CRI・ミドルウェア(以下、CRI)は1月9日、自社で開発したリアルタイム音声処理技術「C-TST(CRI Time Stretch Technology)」を、任天堂の携帯型ゲーム機「ニンテンドーDS」向けに提供すると発表した。
CRIが開発したC-TSTは、録音された人の「声」を、声質を変えずに再生速度を速くしたり遅くしたりできる、リアルタイム音声処理技術となる。再生速度をプラスマイナス30%というレンジで自由にコントロール可能。例えば「10秒」の音声を「7秒」に縮めて速く再生したり、逆に、「13秒」に引き伸ばしてゆっくり再生したりできる。
C-TSTにより、「英語学習ソフト」や「絵本ソフト」、「小説読み上げソフト」などで、ユーザーの能力や好みに合わせた速度再生が可能。シルバー層のユーザー向けに、「ゆっくり・はっきり」した音声の再生を実現し、ソフト分野において、ユニバーサルデザインやバリアフリーへの対応に貢献できるとしている。
このたびこの技術を、2006年11月発売の、CRIのミドルウェア「救声主 for NINTENDO DS」の、追加新機能として提供する。なお、救声主 for NINTENDO DSは、ニンテンドーDS向けソフトの高音質化や、開発コスト削減を可能とする、CRI独自の音声再生システムとなる。
CRIによると、セリフが多用されるロールプレイングゲームやアドベンチャーゲームでは、ゲーム中に表示されるテロップ(字幕)の表示速度は変えられても、音声は等速再生のみというのが一般的であった。また、従来の手法では、再生速度を速くすると甲高(かんだか)い声に、遅くすると野太い声になっていた。

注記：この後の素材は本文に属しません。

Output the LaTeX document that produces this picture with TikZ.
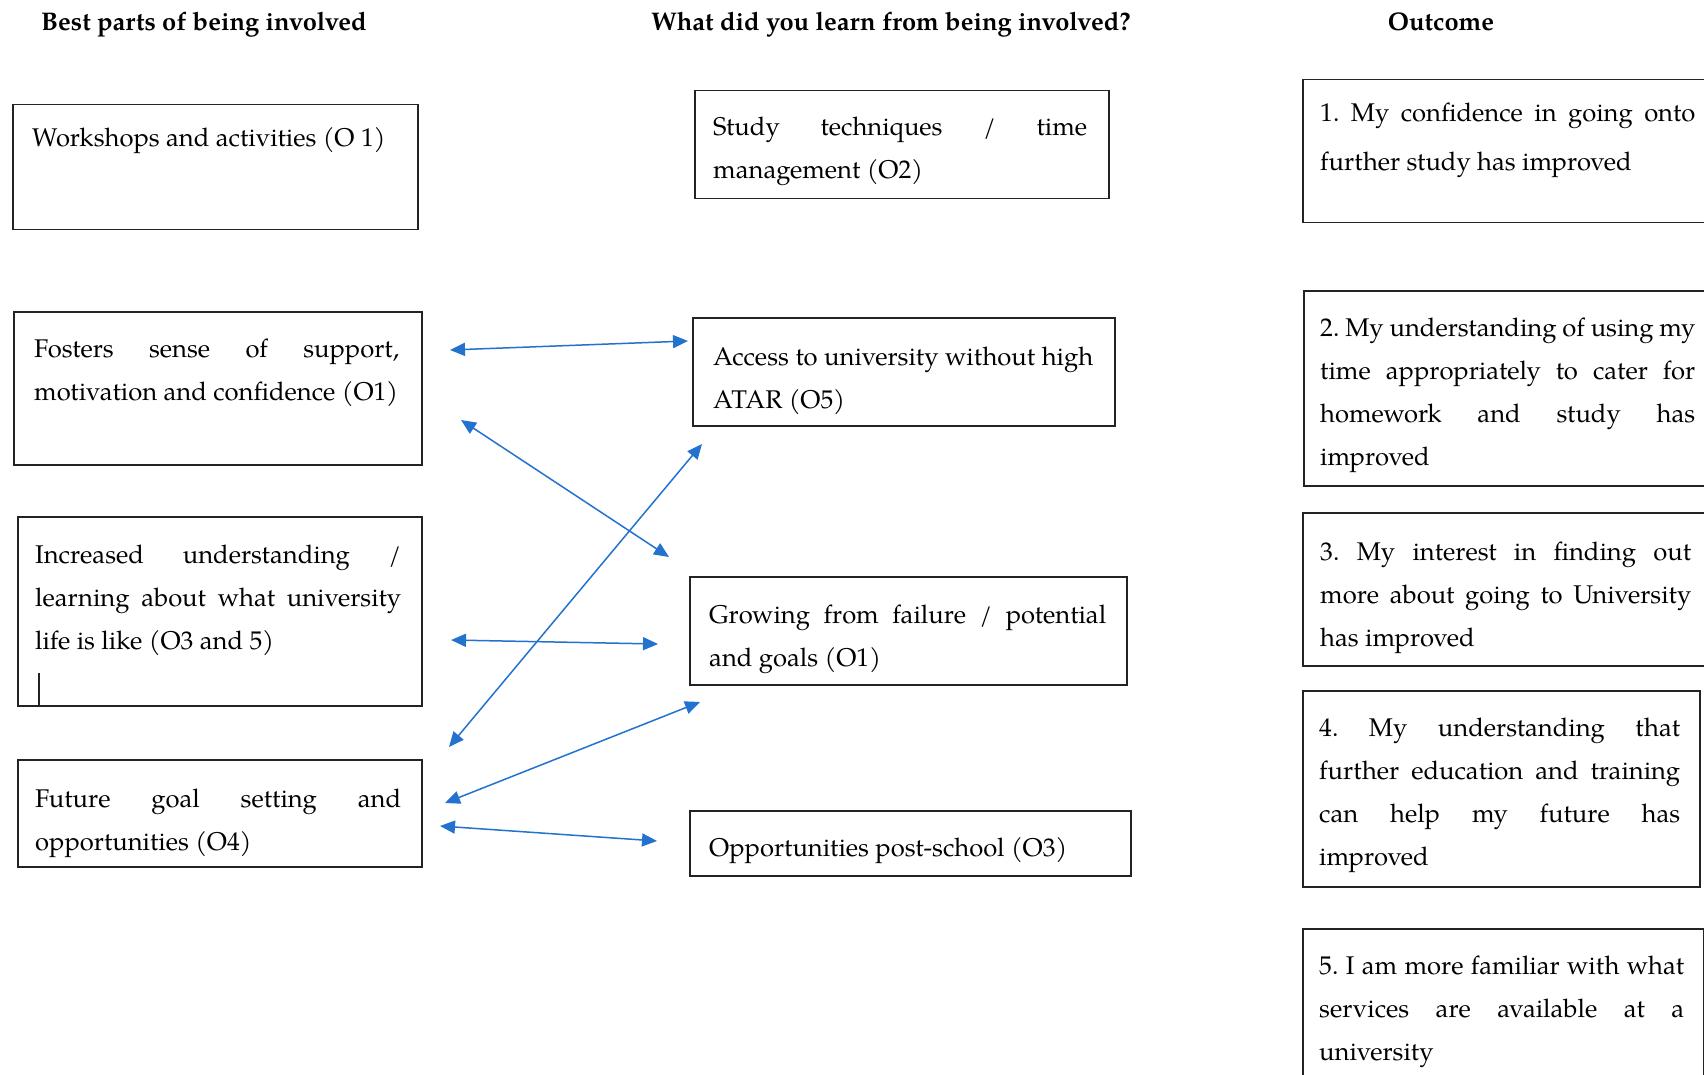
\documentclass[tikz,border=0pt]{standalone}
\usepackage{fontspec}
\setmainfont{texgyrepagella}[Extension=.otf, UprightFont=*-regular, BoldFont=*-bold, ItalicFont=*-italic, BoldItalicFont=*-bolditalic]
\usetikzlibrary{arrows.meta}

% a justified line: word spaces stretch equally to fill the line
\newcommand\jl[1]{\noindent\hbox to\linewidth{\frenchspacing\spaceskip=.25em plus 1fil minus .07em\relax #1}\par}
% a last (ragged) line
\newcommand\rl[1]{\noindent\hbox{\frenchspacing\spaceskip=.25em\relax #1}\par}

\definecolor{linkblue}{RGB}{34,114,206}
\definecolor{boxline}{RGB}{35,35,35}

\tikzset{
  box/.style={draw=boxline, line width=1.5pt, inner sep=0pt, anchor=north west},
  txt/.style={anchor=base west, inner sep=0pt, font=\fontsize{25.6}{43}\selectfont},
  head/.style={anchor=base, inner sep=0pt, font=\fontsize{25.5}{30}\selectfont\bfseries},
  link/.style={draw=linkblue, line width=1.5pt, {Triangle[length=15pt,width=13pt]}-{Triangle[length=15pt,width=13pt]}},
}

\begin{document}
\begin{tikzpicture}[x=1pt, y=-1pt]
\useasboundingbox (0,0) rectangle (1704,1075);
\clip (0,0) rectangle (1704,1075);

% column headings
\node[head] (h1) at (204,31) {Best parts of being involved};
\node[head] (h2) at (891,31) {What did you learn from being involved?};
\node[head] (h3) at (1441,31) {Outcome};

% left column
\node[box, minimum width=405pt, minimum height=125pt] (wk) at (12,104) {};
\node[txt, text width=370pt] (wkt) at (32,147) {\rl{Workshops and activities (O 1)}};

\node[box, minimum width=408pt, minimum height=153pt] (fo) at (13,311) {};
\node[txt, text width=365pt] (fot) at (34,357) {%
  \jl{Fosters sense of support,}\rl{motivation and confidence (O1)}};

\node[box, minimum width=404pt, minimum height=189pt] (inc) at (17,516) {};
\node[txt, text width=366pt] (inct) at (35,563) {%
  \jl{Increased understanding /}\jl{learning about what university}\rl{life is like (O3 and 5)}};
\draw[draw=boxline, line width=1.5pt] (39,673) coordinate (cur) -- (cur |- inc.south);

\node[box, minimum width=404pt, minimum height=107pt] (fut) at (17,759) {};
\node[txt, text width=366pt] (futt) at (35,807) {%
  \jl{Future goal setting and}\rl{opportunities (O4)}};

% middle column
\node[box, minimum width=414pt, minimum height=108pt] (st) at (694,90) {};
\node[txt, text width=374pt] (stt) at (713,136) {%
  \jl{Study techniques / time}\rl{management (O2)}};

\node[box, minimum width=422pt, minimum height=108pt] (ac) at (692,317) {};
\node[txt, text width=380pt] (act) at (713,365) {%
  \jl{Access to university without high}\rl{ATAR (O5)}};

\node[box, minimum width=437pt, minimum height=108pt] (gr) at (689,576) {};
\node[txt, text width=397pt] (grt) at (709,623) {%
  \jl{Growing from failure / potential}\rl{and goals (O1)}};

\node[box, minimum width=441pt, minimum height=65pt] (op) at (689,810) {};
\node[txt, text width=400pt] (opt) at (709,856) {\rl{Opportunities post-school (O3)}};

% right column
\node[box, minimum width=420pt, minimum height=143pt] (o1) at (1302,79) {};
\node[txt, text width=375pt, font=\fontsize{25.6}{49}\selectfont] (o1t) at (1320,122) {%
  \jl{1. My confidence in going onto}\rl{further study has improved}};

\node[box, minimum width=420pt, minimum height=195pt] (o2) at (1303,290) {};
\node[txt, text width=375pt] (o2t) at (1320,336) {%
  \jl{2. My understanding of using my}\jl{time appropriately to cater for}\jl{homework and study has}\rl{improved}};

\node[box, minimum width=420pt, minimum height=153pt] (o3) at (1302,512) {};
\node[txt, text width=371pt] (o3t) at (1320,560) {%
  \jl{3. My interest in finding out}\jl{more about going to University}\rl{has improved}};

\node[box, minimum width=397pt, minimum height=196pt] (o4) at (1302,690) {};
\node[txt, text width=361pt] (o4t) at (1319,736) {%
  \jl{4. My understanding that}\jl{further education and training}\jl{can help my future has}\rl{improved}};

\node[box, minimum width=401pt, minimum height=170pt] (o5) at (1302,928) {};
\node[txt, text width=365pt] (o5t) at (1319,974) {%
  \jl{5. I am more familiar with what}\jl{services are available at a}\rl{university}};

% two-headed links between the first two columns
\coordinate (a1l) at (450,350);  \coordinate (a1r) at (688,341);
\coordinate (a2l) at (461,420);  \coordinate (a2r) at (669,557);
\coordinate (a3l) at (451,640);  \coordinate (a3r) at (658,644);
\coordinate (a4l) at (449,747);  \coordinate (a4r) at (702,444);
\coordinate (a5l) at (445,803);  \coordinate (a5r) at (700,702);
\coordinate (a6l) at (440,826);  \coordinate (a6r) at (657,841);
\foreach \i in {1,...,6} \draw[link] (a\i l) -- (a\i r);
\end{tikzpicture}
\end{document}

C-TST導入により、ナレーションやセリフの再生速度をプレイヤーが自由に選択できるゲームを実現。再生速度を変えてもピッチが変わることなく、等速再生のときの声質を維持し、「本人の声」のまま、再生速度の調節が可能になるとしている。
なおC-TSTの価格は、救声主込みで、1タイトルあたり44万円〜(税別)となる。